Behavioral finance shows how emotions, biases, and thought patterns influence the way we manage money. While traditional financial models assume we act rationally, real-life behavior tells a different story. Feelings often overpower logic, especially when budgeting. Recognizing these emotional and mental triggers can help us make better choices and align our financial decisions with what truly matters in our daily lives.
In this article, we’ll explore how behavioral finance applies to personal budgeting. We’ll examine how emotions affect our spending, the mental shortcuts that skew decision-making, and the strategies that help create better financial habits. With this knowledge, budgeting becomes more than numbers on a spreadsheet—it becomes a way to understand ourselves and take control of our money more intentionally.
Emotions and money: what drives your choices

Budgeting may seem like a rational task, but emotional patterns often drive the decisions we make. Whether it’s shopping to reduce stress, ignoring a bank balance out of anxiety, or spending impulsively after a long day, behavioral finance helps explain these tendencies. Once we understand them, we can anticipate emotional triggers and build budgets that accommodate—not fight—how we actually feel and behave.
For example, the “present bias” makes immediate rewards feel stronger than future gains. This explains why many people struggle to save, even when they want to. By using techniques like visual savings goals or small automatic transfers, we reduce reliance on willpower.
The power of self-awareness
A key insight from behavioral finance is that change starts with self-awareness. It’s not enough to track how much you spend—you also need to reflect on what you felt in that moment. Were you celebrating something? Feeling lonely? Trying to impress someone?
Over time, this emotional audit becomes as important as the budget itself. It helps you recognize what really triggers spending and how to respond differently. Small adjustments—like delaying a purchase for 24 hours or writing down how a transaction made you feel—can shift habits in a way that sticks.
Cognitive biases that shape your budget
Cognitive biases are mental shortcuts that help us make fast decisions—but they often distort reality. Behavioral finance identifies patterns like “loss aversion” (we fear losing money more than we enjoy gaining it) or “anchoring” (relying too heavily on the first number we see), both of which can throw off a well-planned budget without us even realizing.
Imagine someone anchored to their past income, still spending as if nothing changed, or holding on to subscriptions due to the sunk cost fallacy. These traps are common, but avoidable. When we acknowledge these thought patterns, we can begin designing a budget that reflects real behavior and adapts to new situations with greater flexibility and resilience.
Designing a better budget with behavior in mind
A smarter budget isn’t just about cutting costs—it’s about creating systems that support real behavior. That’s where behavioral finance offers practical solutions. Automate savings before temptation hits, allow for “fun money” to reduce guilt, and set visual reminders to reinforce goals.
Also, don’t treat your budget as fixed. Revisit it monthly to see what felt easy or stressful. If you consistently overspend in one category, that’s a signal—not a failure. By adjusting based on real experience instead of ideal behavior, you’re building a system that’s sustainable, responsive, and grounded in self-knowledge.

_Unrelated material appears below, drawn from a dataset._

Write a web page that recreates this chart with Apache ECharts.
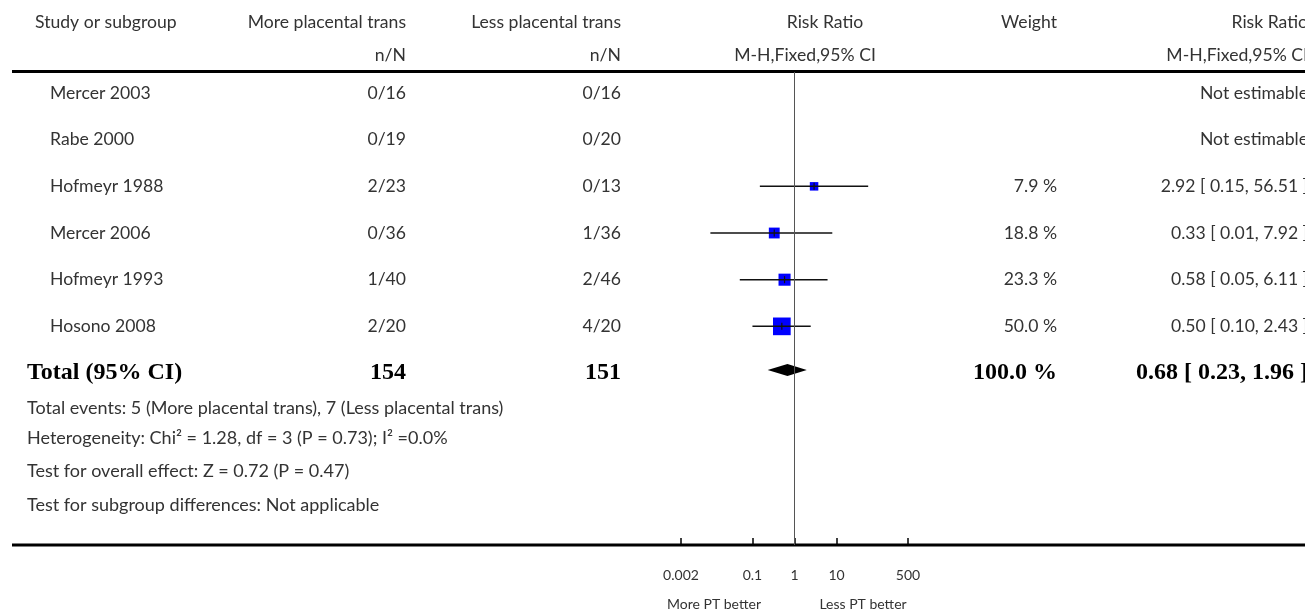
<!DOCTYPE html>
<html>
<head>
<meta charset="utf-8">
<title>Risk Ratio forest plot</title>
<script src="https://cdn.jsdelivr.net/npm/echarts@6/dist/echarts.min.js"></script>
<style>
  html, body { margin: 0; padding: 0; background: #ffffff; }
  #chart { width: 1305px; height: 613px; }
</style>
</head>
<body>
<div id="chart"></div>
<script>
// ---- study data ----
const studies   = ['Mercer 2003', 'Rabe 2000', 'Hofmeyr 1988', 'Mercer 2006', 'Hofmeyr 1993', 'Hosono 2008'];
const moreEvents = ['0/16', '0/19', '2/23', '0/36', '1/40', '2/20'];
const lessEvents = ['0/16', '0/20', '0/13', '1/36', '2/46', '4/20'];
const weights   = [null, null, 7.9, 18.8, 23.3, 50.0];
const riskRatio = [null, null, 2.92, 0.33, 0.58, 0.50];
const ciLower   = [null, null, 0.15, 0.01, 0.05, 0.10];
const ciUpper   = [null, null, 56.51, 7.92, 6.11, 2.43];

// ---- pooled result ----
const totalMoreN = 154;
const totalLessN = 151;
const totalWeight = 100.0;
const totalRR = 0.68;
const totalLower = 0.23;
const totalUpper = 1.96;

// ---- axis ----
const axisTicks = [0.002, 0.1, 1, 10, 500];
const axisMin = 0.002;
const axisMax = 500;
const favourLeft = 'More PT better';
const favourRight = 'Less PT better';

// ---- headers and footnotes ----
const headers = {
  study: 'Study or subgroup',
  more: 'More placental trans',
  less: 'Less placental trans',
  plot: 'Risk Ratio',
  weight: 'Weight',
  result: 'Risk Ratio',
  unit: 'n/N',
  method: 'M-H,Fixed,95% CI'
};
const footnotes = [
  'Total events: 5 (More placental trans), 7 (Less placental trans)',
  'Heterogeneity: Chi\u00B2 = 1.28, df = 3 (P = 0.73); I\u00B2 =0.0%',
  'Test for overall effect: Z = 0.72 (P = 0.47)',
  'Test for subgroup differences: Not applicable'
];

// ---- layout / style ----
const SANS = 'Lato, "Open Sans", "DejaVu Sans", sans-serif';
const SERIF = '"Liberation Serif", "DejaVu Serif", serif';
const TXT = '#333333';
const COL = { head: 35, study: 50, total: 27, more: 406, less: 621, plotHead: 825, plotSub: 805, weight: 1057, result: 1308 };
const BODY_SIZE = 17.6;
const FOOT_SIZE = 18;
const TOTAL_SIZE = 24;
const footY = [408, 438, 471, 505];
const totalRow = studies.length;

function fmt2(v) { return v.toFixed(2); }
function ciText(r, l, h) { return fmt2(r) + ' [ ' + fmt2(l) + ', ' + fmt2(h) + ' ]'; }

function txt(x, y, s, align, opt) {
  opt = opt || {};
  return {
    type: 'text',
    x: x, y: y,
    style: {
      text: s,
      fill: opt.color || TXT,
      font: (opt.bold ? 'bold ' : '') + (opt.size || BODY_SIZE) + 'px ' + (opt.family || SANS),
      textAlign: align,
      textVerticalAlign: 'middle'
    },
    silent: true
  };
}

const chart = echarts.init(document.getElementById('chart'), null, { renderer: 'canvas' });

// rows of the table (one per study plus the total row)
const tableRows = studies.map((s, i) => [1, i]).concat([[1, totalRow]]);

// study estimates with a confidence interval
const estimateData = [];
studies.forEach((s, i) => {
  if (riskRatio[i] != null) {
    estimateData.push([riskRatio[i], i, ciLower[i], ciUpper[i], weights[i]]);
  }
});

const option = {
  animation: false,
  backgroundColor: '#ffffff',
  grid: { left: 681, width: 227, top: 72, height: 473, containLabel: false },
  xAxis: {
    type: 'log',
    logBase: 10,
    min: axisMin,
    max: axisMax,
    position: 'bottom',
    axisLine: { show: false, onZero: false },
    splitLine: { show: false },
    axisTick: {
      show: true,
      inside: true,
      length: 7,
      customValues: axisTicks,
      lineStyle: { color: '#000', width: 1.5 }
    },
    axisLabel: {
      customValues: axisTicks,
      margin: 23,
      color: TXT,
      fontFamily: SANS,
      fontSize: 14,
      formatter: v => String(v)
    }
  },
  yAxis: { type: 'value', inverse: true, min: -0.45, max: 9.685, show: false },
  graphic: [
    { type: 'rect', shape: { x: 12, y: 70, width: 1300, height: 3 }, style: { fill: '#000' }, silent: true },
    { type: 'rect', shape: { x: 12, y: 543.5, width: 1300, height: 3 }, style: { fill: '#000' }, silent: true },
    txt(714, 604, favourLeft, 'center', { size: 14 }),
    txt(863, 604, favourRight, 'center', { size: 14 }),
    txt(COL.head, 22, headers.study, 'left'),
    txt(COL.more, 22, headers.more, 'right'),
    txt(COL.more, 55, headers.unit, 'right'),
    txt(COL.less, 22, headers.less, 'right'),
    txt(COL.less, 55, headers.unit, 'right'),
    txt(COL.plotHead, 22, headers.plot, 'center'),
    txt(COL.plotSub, 55, headers.method, 'center'),
    txt(COL.weight, 22, headers.weight, 'right'),
    txt(COL.result, 22, headers.result, 'right'),
    txt(COL.result, 55, headers.method, 'right')
  ].concat(footnotes.map((f, k) => txt(COL.total, footY[k], f, 'left', { size: FOOT_SIZE }))),
  series: [
    {
      // table text rows
      type: 'custom',
      clip: false,
      silent: true,
      data: tableRows,
      renderItem: function (params, api) {
        const i = params.dataIndex;
        const y = api.coord([1, api.value(1)])[1];
        if (i === totalRow) {
          const o = { bold: true, size: TOTAL_SIZE, family: SERIF, color: '#000' };
          return {
            type: 'group',
            children: [
              txt(COL.total, y, 'Total (95% CI)', 'left', o),
              txt(COL.more, y, String(totalMoreN), 'right', o),
              txt(COL.less, y, String(totalLessN), 'right', o),
              txt(COL.weight, y, totalWeight.toFixed(1) + ' %', 'right', o),
              txt(COL.result, y, ciText(totalRR, totalLower, totalUpper), 'right', o)
            ]
          };
        }
        const kids = [
          txt(COL.study, y, studies[i], 'left'),
          txt(COL.more, y, moreEvents[i], 'right'),
          txt(COL.less, y, lessEvents[i], 'right')
        ];
        if (riskRatio[i] == null) {
          kids.push(txt(COL.result, y, 'Not estimable', 'right'));
        } else {
          kids.push(txt(COL.weight, y, weights[i].toFixed(1) + ' %', 'right'));
          kids.push(txt(COL.result, y, ciText(riskRatio[i], ciLower[i], ciUpper[i]), 'right'));
        }
        return { type: 'group', children: kids };
      }
    },
    {
      // study squares with confidence intervals
      type: 'custom',
      clip: false,
      data: estimateData,
      markLine: {
        silent: true,
        symbol: 'none',
        label: { show: false },
        lineStyle: { color: '#555', width: 1, type: 'solid' },
        data: [{ xAxis: 1 }]
      },
      renderItem: function (params, api) {
        const p = api.coord([api.value(0), api.value(1)]);
        const l = api.coord([api.value(2), api.value(1)]);
        const h = api.coord([api.value(3), api.value(1)]);
        const side = Math.max(8.5, 2.5 * Math.sqrt(api.value(4)));
        return {
          type: 'group',
          children: [
            { type: 'rect', shape: { x: p[0] - side / 2, y: p[1] - side / 2, width: side, height: side },
              style: { fill: '#0000ff' } },
            { type: 'line', shape: { x1: l[0], y1: p[1], x2: h[0], y2: p[1] },
              style: { stroke: '#111', lineWidth: 1.5 } },
            { type: 'line', shape: { x1: p[0], y1: p[1] - 3.5, x2: p[0], y2: p[1] + 3.5 },
              style: { stroke: '#111', lineWidth: 1.2 } }
          ]
        };
      }
    },
    {
      // pooled estimate diamond
      type: 'custom',
      clip: false,
      data: [[totalRR, totalRow, totalLower, totalUpper]],
      renderItem: function (params, api) {
        const c = api.coord([api.value(0), api.value(1)]);
        const l = api.coord([api.value(2), api.value(1)]);
        const h = api.coord([api.value(3), api.value(1)]);
        const yc = c[1] - 3;
        return {
          type: 'polygon',
          shape: { points: [[l[0], yc], [c[0], yc - 6], [h[0], yc], [c[0], yc + 6]] },
          style: { fill: '#000' }
        };
      }
    }
  ]
};

chart.setOption(option);
</script>
</body>
</html>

Rethinking how you relate to money
Behavioral finance helps us see budgeting not as punishment, but as self-awareness in practice. It reveals the hidden reasons behind our choices, making it easier to shift patterns that no longer serve us. Over time, your budget becomes a mirror—reflecting values, intentions, and progress in a way that feels empowering, not restrictive.
When you align your financial behavior with your emotional reality, decision-making becomes clearer and more grounded. With the tools of behavioral finance, you gain more than financial control—you build confidence and calm in your relationship with money.